My mother, resentful at me disappearing when she’d rented a flat in London to spend the summer with me, phoned the commune one day. My beloved cat was vomiting diarrhoea and she wanted to know if she should take him to the vet. Of course I screeched, terrified that it was too late. It was too late and my dearest cat, the only member of my family I could rely on, was put down. I didn’t speak for a week. I have never forgiven my mother for this murder and never will.

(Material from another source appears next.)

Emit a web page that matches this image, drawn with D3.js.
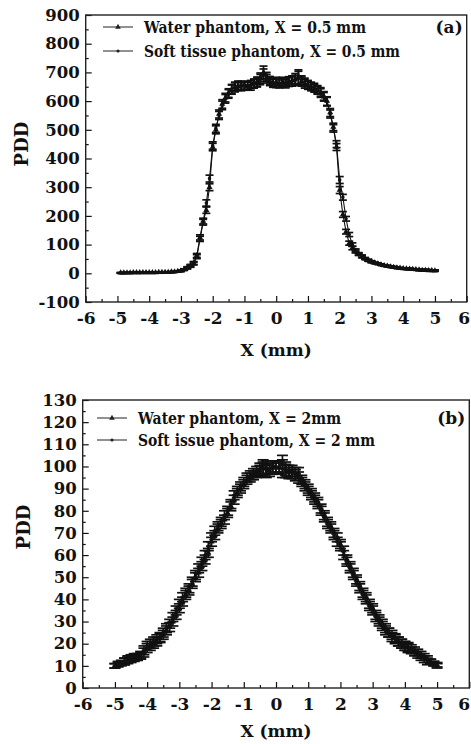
<!DOCTYPE html>
<html>
<head>
<meta charset="utf-8">
<script src="https://cdn.jsdelivr.net/npm/d3@7"></script>
<style>
  body { margin: 0; background: #fff; }
  text { font-family: "DejaVu Serif", "Liberation Serif", serif; font-weight: bold; fill: #111; }
</style>
</head>
<body>
<script>
// ---- panel (a) data : PDD vs X, X = 0.5 mm
var xTop = [-4.9,-4.8,-4.7,-4.6,-4.5,-4.4,-4.3,-4.2,-4.1,-4.0,
            -3.9,-3.8,-3.7,-3.6,-3.5,-3.4,-3.3,-3.2,-3.1,-3.0,
            -2.9,-2.8,-2.7,-2.6,-2.5,-2.4,-2.3,-2.2,-2.1,-2.0,
            -1.9,-1.8,-1.7,-1.6,-1.5,-1.4,-1.3,-1.2,-1.1,-1.0,
            -0.9,-0.8,-0.7,-0.6,-0.5,-0.4,-0.3,-0.2,-0.1,0.0,
            0.1,0.2,0.3,0.4,0.5,0.6,0.7,0.8,0.9,1.0,
            1.1,1.2,1.3,1.4,1.5,1.6,1.7,1.8,1.9,2.0,
            2.1,2.2,2.3,2.4,2.5,2.6,2.7,2.8,2.9,3.0,
            3.1,3.2,3.3,3.4,3.5,3.6,3.7,3.8,3.9,4.0,
            4.1,4.2,4.3,4.4,4.5,4.6,4.7,4.8,4.9,5.0];
var waterTop = [2,2,2,2,3,3,3,3,3,3,
                3,3,4,4,4,4,5,5,7,9,
                13,20,27,36,62,125,182,220,300,440,
                500,555,590,612,628,640,648,652,655,655,
                652,658,662,668,680,700,678,668,662,662,
                660,664,660,666,672,678,685,668,660,655,
                650,645,638,628,615,600,560,510,440,290,
                205,145,105,88,76,66,58,51,45,40,
                36,33,30,27,25,23,21,19,18,17,
                16,15,14,13,12,11,11,10,10,9];
var softTop = [1,1,2,2,2,2,2,3,3,3,
               3,3,3,3,4,4,4,5,6,8,
               12,18,25,34,58,120,178,245,330,445,
               505,550,585,608,625,642,650,655,650,652,
               655,652,660,665,675,690,685,672,665,668,
               662,668,665,670,668,672,680,672,665,658,
               652,648,640,632,618,598,555,505,450,325,
               265,190,135,100,80,68,60,52,46,41,
               37,34,31,28,26,24,22,20,18,17,
               16,15,14,13,12,12,11,11,10,10];
var errTop = [1,1,1,1,1,1,1,1,1,1,
              1,1,1,1,1,1,1,1,1,2,
              2,3,4,5,7,9,10,11,12,13,
              14,14,15,15,15,16,16,15,14,14,
              14,14,15,16,18,22,15,14,14,15,
              14,15,14,15,16,18,24,16,15,14,
              14,14,14,15,15,15,14,13,12,12,
              10,8,7,6,5,4,4,3,3,3,
              2,2,2,2,2,2,2,2,2,2,
              2,2,2,2,2,2,2,2,2,2];

// ---- panel (b) data : PDD vs X, X = 2 mm
var xBot = [-5.0,
            -4.9,-4.8,-4.7,-4.6,-4.5,-4.4,-4.3,-4.2,-4.1,-4.0,
            -3.9,-3.8,-3.7,-3.6,-3.5,-3.4,-3.3,-3.2,-3.1,-3.0,
            -2.9,-2.8,-2.7,-2.6,-2.5,-2.4,-2.3,-2.2,-2.1,-2.0,
            -1.9,-1.8,-1.7,-1.6,-1.5,-1.4,-1.3,-1.2,-1.1,-1.0,
            -0.9,-0.8,-0.7,-0.6,-0.5,-0.4,-0.3,-0.2,-0.1,0.0,
            0.1,0.2,0.3,0.4,0.5,0.6,0.7,0.8,0.9,1.0,
            1.1,1.2,1.3,1.4,1.5,1.6,1.7,1.8,1.9,2.0,
            2.1,2.2,2.3,2.4,2.5,2.6,2.7,2.8,2.9,3.0,
            3.1,3.2,3.3,3.4,3.5,3.6,3.7,3.8,3.9,4.0,
            4.1,4.2,4.3,4.4,4.5,4.6,4.7,4.8,4.9,5.0];
var waterBot = [10,
                10.5,11,12,12.5,13,13.5,14,14.5,16,18,
                19,20,21,22.5,24,26,27.5,30,33,36,
                39,42,44,47,50,52,55,58,61,66,
                69,72,74,76,79,82,85,88,90,92,
                94,95,96,97,98,99,99.5,99,100,100,
                100,101,99,98,98,97,97,94,92,90,
                88,86,84,81,78,75,73,70,68,65,
                62,58,55,52,49,46,43,41,38,36,
                33,31,29,27,25,24,22.5,21,20,19,
                18.5,18,17,16,15,14,13,12,11,10];
var softBot = [10,
               11,11.5,12,13,13.5,14,14,15,17,19,
               20,21,22,23,25,27,29,32,35,38,
               41,43,45,48,51,54,57,60,64,68,
               71,73,75,78,80,83,87,89,91,93,
               95,96,97,98,99,100,98,98,99,99,
               99,99,98,97,97,96,95,93,91,89,
               87,85,83,80,77,74,72,69,66,64,
               60,57,54,51,48,45,42,40,37,35,
               32,30,28,26,25,23,22,21,20,19,
               18,17,16,15,14,13,12,12,11,10.5];
var errBot = [1,
              1,1,1.5,1.5,1.5,1.5,1.5,1.5,2,2,
              2,2,2,2,2,2,2,2,2,2,
              2,2,2,2,2,2,2,2,2,2,
              2,2,2,2,2,2,2,2,2,2,
              2,2,2,2,2.5,3,3,2.5,2.5,2.5,
              2.5,4,3,2.5,2.5,2.5,2.5,2,2,2,
              2,2,2,2,2,2,2,2,2,2,
              2,2,2,2,2,2,2,2,2,2,
              2,2,2,2,2,2,2,2,2,2,
              2,1.5,1.5,1.5,1.5,1.5,1.5,1,1,1];

// tick labels
var xTicks = [-6,-5,-4,-3,-2,-1,0,1,2,3,4,5,6];
var xMinor = [-5.5,-4.5,-3.5,-2.5,-1.5,-0.5,0.5,1.5,2.5,3.5,4.5,5.5];
var yTicksTop = [-100,0,100,200,300,400,500,600,700,800,900];
var yMinorTop = [-50,50,150,250,350,450,550,650,750,850];
var yTicksBot = [0,10,20,30,40,50,60,70,80,90,100,110,120,130];
var yMinorBot = [5,15,25,35,45,55,65,75,85,95,105,115,125];

var legendTop = ['Water phantom, X = 0.5 mm', 'Soft tissue phantom, X = 0.5 mm'];
var legendBot = ['Water phantom, X = 2mm', 'Soft issue phantom, X = 2 mm'];

var svg = d3.select("body").append("svg")
    .attr("width", 471)
    .attr("height", 744);

drawPanel({
    left: 85.7, top: 15, width: 381, height: 287,
    yDomain: [-100, 900], yTicks: yTicksTop, yMinor: yMinorTop,
    x: xTop, water: waterTop, soft: softTop, err: errTop, cap: 4,
    legend: legendTop, legW: [222, 256], legX: 103, legY: [27, 51], tag: '(a)',
    yTitleX: 22, yTitleY: 144, xTitleY: 356
});

drawPanel({
    left: 82.7, top: 400, width: 386.6, height: 288,
    yDomain: [0, 130], yTicks: yTicksBot, yMinor: yMinorBot,
    x: xBot, water: waterBot, soft: softBot, err: errBot, cap: 5.5,
    legend: legendBot, legW: [203, 237], legX: 97, legY: [418, 440], tag: '(b)',
    yTitleX: 24, yTitleY: 527, xTitleY: 737
});

function drawPanel(p) {
    var g = svg.append("g").attr("transform", "translate(" + p.left + "," + p.top + ")");

    var x = d3.scaleLinear().domain([-6, 6]).range([0, p.width]);
    var y = d3.scaleLinear().domain(p.yDomain).range([p.height, 0]);

    // minor + major ticks (pointing inside)
    g.append("g").attr("transform", "translate(0," + p.height + ")")
        .call(d3.axisBottom(x).tickValues(xMinor).tickSize(-3).tickFormat(""));
    var xa = g.append("g").attr("transform", "translate(0," + p.height + ")")
        .call(d3.axisBottom(x).tickValues(xTicks).tickSize(-6).tickPadding(10)
            .tickFormat(function (d) { return String(d); }));
    g.append("g")
        .call(d3.axisLeft(y).tickValues(p.yMinor).tickSize(-3).tickFormat(""));
    var ya = g.append("g")
        .call(d3.axisLeft(y).tickValues(p.yTicks).tickSize(-6).tickPadding(6)
            .tickFormat(function (d) { return String(d); }));

    g.selectAll(".domain").remove();
    g.selectAll(".tick line").attr("stroke", "#111").attr("stroke-width", 1.2);
    g.selectAll(".tick text")
        .style("font-family", "'DejaVu Serif', 'Liberation Serif', serif")
        .style("font-weight", "bold");
    xa.selectAll("text").style("font-size", "17px");
    ya.selectAll("text").style("font-size", "16.5px");
    // last label sits on the page edge, keep it inside
    xa.selectAll(".tick text").filter(function (d) { return d == 6; })
        .attr("text-anchor", "end").attr("dx", 471 - p.left - p.width - 1.5);

    // frame
    g.append("rect")
        .attr("width", p.width).attr("height", p.height)
        .attr("fill", "none").attr("stroke", "#222").attr("stroke-width", 1.4);

    var series = [
        { vals: p.water, marker: "tri" },
        { vals: p.soft, marker: "dot" }
    ];

    series.forEach(function (s) {
        var pts = p.x.map(function (xv, i) { return { x: xv, y: s.vals[i], e: p.err[i] }; });

        g.append("path").datum(pts)
            .attr("fill", "none").attr("stroke", "#111").attr("stroke-width", 1.1)
            .attr("d", d3.line().x(function (d) { return x(d.x); }).y(function (d) { return y(d.y); }));

        var eb = g.append("g").attr("stroke", "#111").attr("stroke-width", 1.7);
        eb.selectAll(".ev").data(pts).enter().append("line")
            .attr("x1", function (d) { return x(d.x); }).attr("x2", function (d) { return x(d.x); })
            .attr("y1", function (d) { return y(d.y - d.e); }).attr("y2", function (d) { return y(d.y + d.e); });
        eb.selectAll(".ct").data(pts).enter().append("line")
            .attr("x1", function (d) { return x(d.x) - p.cap; }).attr("x2", function (d) { return x(d.x) + p.cap; })
            .attr("y1", function (d) { return y(d.y + d.e); }).attr("y2", function (d) { return y(d.y + d.e); });
        eb.selectAll(".cb").data(pts).enter().append("line")
            .attr("x1", function (d) { return x(d.x) - p.cap; }).attr("x2", function (d) { return x(d.x) + p.cap; })
            .attr("y1", function (d) { return y(d.y - d.e); }).attr("y2", function (d) { return y(d.y - d.e); });

        var sym = d3.symbol().type(s.marker == "tri" ? d3.symbolTriangle : d3.symbolCircle)
            .size(s.marker == "tri" ? 16 : 10);
        g.append("g").selectAll("path").data(pts).enter().append("path")
            .attr("d", sym)
            .attr("fill", "#111")
            .attr("transform", function (d) { return "translate(" + x(d.x) + "," + y(d.y) + ")"; });
    });

    // legend
    p.legend.forEach(function (label, i) {
        var ly = p.legY[i];
        svg.append("line")
            .attr("x1", p.legX).attr("x2", p.legX + 30).attr("y1", ly).attr("y2", ly)
            .attr("stroke", "#222").attr("stroke-width", 1);
        svg.append("path")
            .attr("d", d3.symbol().type(i == 0 ? d3.symbolTriangle : d3.symbolCircle).size(i == 0 ? 14 : 8))
            .attr("fill", "#222")
            .attr("transform", "translate(" + (p.legX + 15) + "," + ly + ")");
        svg.append("text")
            .attr("x", p.legX + 41).attr("y", ly).attr("dy", "0.36em")
            .attr("textLength", p.legW[i]).attr("lengthAdjust", "spacingAndGlyphs")
            .style("font-size", "16.5px")
            .text(label);
    });

    svg.append("text")
        .attr("x", p.left + p.width - 4).attr("y", p.legY[0]).attr("dy", "0.36em")
        .attr("text-anchor", "end").style("font-size", "17px")
        .text(p.tag);

    // axis titles
    svg.append("text")
        .attr("x", p.left + x(0)).attr("y", p.xTitleY)
        .attr("text-anchor", "middle").style("font-size", "17px")
        .text("X (mm)");
    svg.append("text")
        .attr("transform", "translate(" + p.yTitleX + "," + p.yTitleY + ") rotate(-90)")
        .attr("dy", "0.36em")
        .attr("text-anchor", "middle").style("font-size", "18px")
        .text("PDD");
}
</script>
</body>
</html>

But luckily I now have confirmation of an afterlife, as the desperation of my grief brought him back. I heard his shallow cat breathing next to my bed every night, a ball bounced across the floor of my room on its own. And when I got back to my rooms at Oxford, I could not only hear his breathing but feel him walking across my duvet and snuggling in to his preferred sleeping spot. Afterlife, it definitely exists, I have heard and felt a ghost. But the loss was so tragic I’ve never had a pet again. I am now my own pet and have been looking after myself, with notable hiccups on the way, ever since.